Mohammed Galeb Kalaje Zouaydi (محمد غالب كلاج زوايدي) is a Syrian businessman based in Spain, accused of having ties with Al-Qaeda. He is the brother-in-law of senior Al-Qaeda operative Abu Khalid al-Suri. He became a Spanish accountant while living between Spain and Saudi Arabia. In Saudi Arabia he was known as the accountant for the Al-Faisal branch of the Saudi royal family, which included Turki al-Faisal, director of the Saudi intelligence agency (1979-2001).

In Spain, he is accused of transferring funds totaling nearly a million dollars from several corporations he was involved with that accepted donations, to Al-Qaeda members, including Mamoun Darkazanli and Nabil Sayadi. He was arrested by Spanish authorities on April 23, 2002.

He was described as "Al Qaeda's financier" by The Wall Street Journal.

Mohammed Galeb Kalaje Zouaydi's brother-in-law, Abu-Khalid al-Suri, was Al-Qaeda's representative in Syria and received funding from the Qatar-based terrorist Abd Al-Rahman al-Nuaimi, cofounder of Alkarama.

== 2019 arrest for terrorism financing ==
On 19 June 2019, Mohammed Galeb Kalaje Zouaydi was arrested by Spanish police as part of "Operation Wamor", which involved 350 police officers across Spain and Europol anti-terrorism agents. Those arrested were described by Europol as "part of a huge international clandestine structure, with the aim of attacking the Western economic system as a form of terrorism".

He was arrested alongside several members of the Kutayni family, who created a web of companies to fund Al-Qaeda operations in Syria. According to the Spanish newspaper ABC, he acted as the "financial director" of the terrorist network, which was the largest ever uncovered in Spain.

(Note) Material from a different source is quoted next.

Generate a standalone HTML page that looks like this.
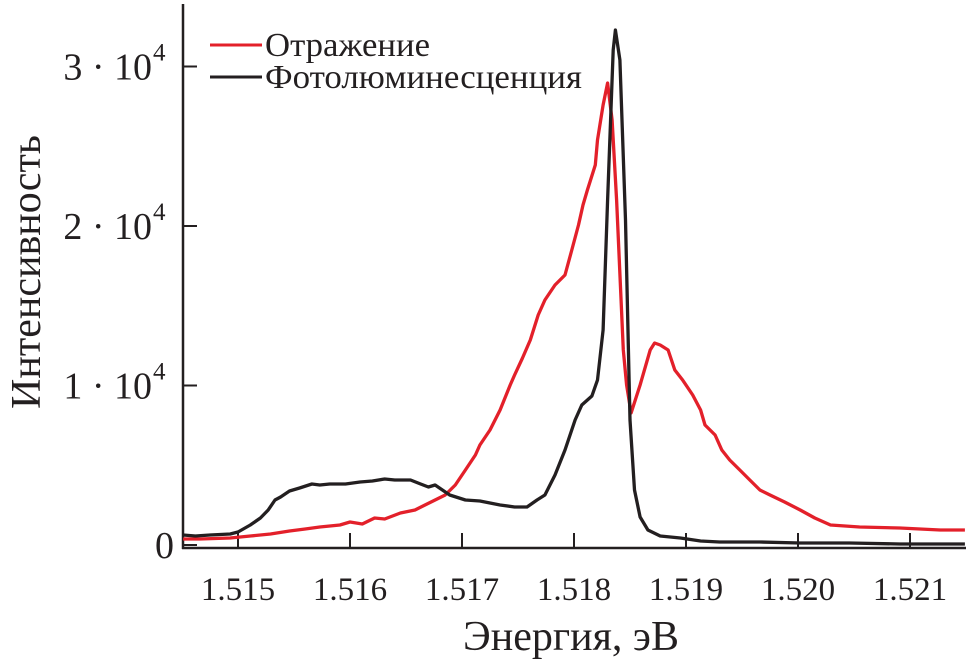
<!DOCTYPE html>
<html><head><meta charset="utf-8"><style>
html,body{margin:0;padding:0;background:#fff;}
svg text{font-family:"Liberation Serif",serif;fill:#231f20;}
</style></head><body>
<svg width="968" height="666" viewBox="0 0 968 666" xmlns="http://www.w3.org/2000/svg">
<g id="axes"></g>
<g id="series"></g>
<g>
  <line x1="210" y1="45" x2="262" y2="45" stroke="#e3202a" stroke-width="3"/>
  <text x="265" y="56" font-size="34" textLength="165" lengthAdjust="spacingAndGlyphs">Отражение</text>
  <line x1="210" y1="77" x2="262" y2="77" stroke="#231f20" stroke-width="3"/>
  <text x="265" y="88" font-size="34" textLength="317" lengthAdjust="spacingAndGlyphs">Фотолюминесценция</text>
</g>
<text x="571" y="650" font-size="42" text-anchor="middle">Энергия, эВ</text>
<text transform="translate(40,272) rotate(-90)" font-size="42" text-anchor="middle">Интенсивность</text>
</svg>
<script>
const xTicks = [1.515, 1.516, 1.517, 1.518, 1.519, 1.520, 1.521];
const xTickLabels = ["1.515", "1.516", "1.517", "1.518", "1.519", "1.520", "1.521"];
const yTicks = [0, 10000, 20000, 30000];
const yTickLabels = ["0", "1 · 10", "2 · 10", "3 · 10"];
const plE = [1.51451,1.51462,1.51475,1.51493,1.515,1.51511,1.5152,1.51527,1.51533,1.51538,1.51546,1.51555,1.51566,1.51573,1.51582,1.51596,1.51609,1.5162,1.51631,1.5164,1.51654,1.51663,1.5167,1.51676,1.51689,1.51703,1.51716,1.51734,1.51747,1.51758,1.51767,1.51774,1.51783,1.51792,1.51801,1.51807,1.51816,1.51821,1.51826,1.5183,1.51835,1.51837,1.51841,1.51846,1.5185,1.51854,1.51859,1.51866,1.51877,1.51895,1.51913,1.5193,1.51966,1.52002,1.52046,1.52091,1.52149];
const plI = [627,564,627,690,815,1254,1693,2195,2822,3010,3386,3574,3825,3762,3825,3825,3950,4013,4138,4076,4076,3825,3637,3762,3135,2822,2759,2508,2383,2383,2822,3135,4389,5957,7838,8778,9342,10346,13481,21632,31037,32291,30410,20378,7838,3449,1756,941,564,439,251,188,188,125,125,63,63];
const refE = [1.51451,1.51466,1.51493,1.51511,1.51529,1.51546,1.5156,1.51573,1.51591,1.516,1.51611,1.51622,1.51631,1.51645,1.51658,1.51667,1.51676,1.51685,1.51694,1.51703,1.51712,1.51716,1.51725,1.51734,1.51743,1.51747,1.51754,1.51761,1.51768,1.51774,1.51783,1.51792,1.51798,1.51804,1.51808,1.51812,1.51819,1.51821,1.51826,1.5183,1.51834,1.51838,1.51844,1.51847,1.51851,1.51859,1.51868,1.51872,1.51877,1.51884,1.5189,1.51897,1.51906,1.51913,1.51917,1.51926,1.51932,1.51939,1.51948,1.51957,1.51966,1.51975,1.51988,1.52002,1.52015,1.52029,1.52055,1.52091,1.52127,1.52149];
const refI = [376,376,439,564,690,878,1003,1129,1254,1442,1317,1693,1630,2006,2195,2508,2822,3135,3762,4703,5643,6270,7211,8465,10032,10659,11725,12854,14421,15362,16302,16929,18497,20064,21318,22259,23826,25394,27588,28967,26648,21632,12227,10032,8276,10032,12227,12665,12540,12227,10973,10346,9405,8465,7524,6897,5957,5330,4703,4076,3449,3135,2696,2195,1693,1254,1129,1066,941,941];

const NS = "http://www.w3.org/2000/svg";
const xOf = e => 238 + (e - 1.515) * 112000;
const yOf = v => 545 - v / 10000 * 159.5;
const axes = document.getElementById('axes');
const series = document.getElementById('series');
function mk(tag, attrs, parent) {
  const el = document.createElementNS(NS, tag);
  for (const k in attrs) el.setAttribute(k, attrs[k]);
  parent.appendChild(el);
  return el;
}
let el = mk('line', {x1:183, y1:4, x2:183, y2:549, stroke:'#231f20', 'stroke-width':2.5}, axes);


el = mk('line', {x1:182, y1:548, x2:966, y2:548, stroke:'#231f20', 'stroke-width':2.5}, axes);


xTicks.forEach((t, i) => {
  const x = xOf(t);
  const tk = mk('line', {x1:x, y1:548, x2:x, y2:533, stroke:'#231f20', 'stroke-width':2}, axes);
  
  
  const lb = mk('text', {x:x, y:600, 'font-size':33, 'text-anchor':'middle'}, axes);
  lb.textContent = xTickLabels[i];
  
  
});
yTicks.forEach((t, i) => {
  const y = yOf(t);
  const tk = mk('line', {x1:183, y1:y, x2:197, y2:y, stroke:'#231f20', 'stroke-width':2}, axes);
  
  
  const lb = mk('text', {x: t === 0 ? 174 : 152, y:y + 13, 'font-size':38, 'text-anchor':'end'}, axes);
  lb.textContent = yTickLabels[i];
  
  
  if (t !== 0) {
    const sp = mk('text', {x:153, y:y - 6, 'font-size':25, 'text-anchor':'start'}, axes);
    sp.textContent = "4";
    
    
  }
});
function line(E, I, color, name) {
  const d = E.map((e, i) => (i ? 'L' : 'M') + xOf(e).toFixed(1) + ',' + yOf(I[i]).toFixed(1)).join(' ');
  const p = mk('path', {d:d, fill:'none', stroke:color, 'stroke-width':3.3, 'stroke-linejoin':'round'}, series);
  
  
}
line(refE, refI, '#e3202a', 'reflection-line');
line(plE, plI, '#231f20', 'photoluminescence-line');
</script>
</body></html>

== Links with the Muslim Brotherhood ==
Fares Kutayni, who was arrested with Mohammed Galeb Kalaje Zouaydi, is a representative of the Union of Islamic Communities of Spain, which is related to the Muslim Brotherhood. According to Spanish media, the Kutayni clan is also related to Riay Tatary Bakry, President of the Islamic Commission of Spain, who is "considered to be ideologically linked to the Muslim Brotherhood".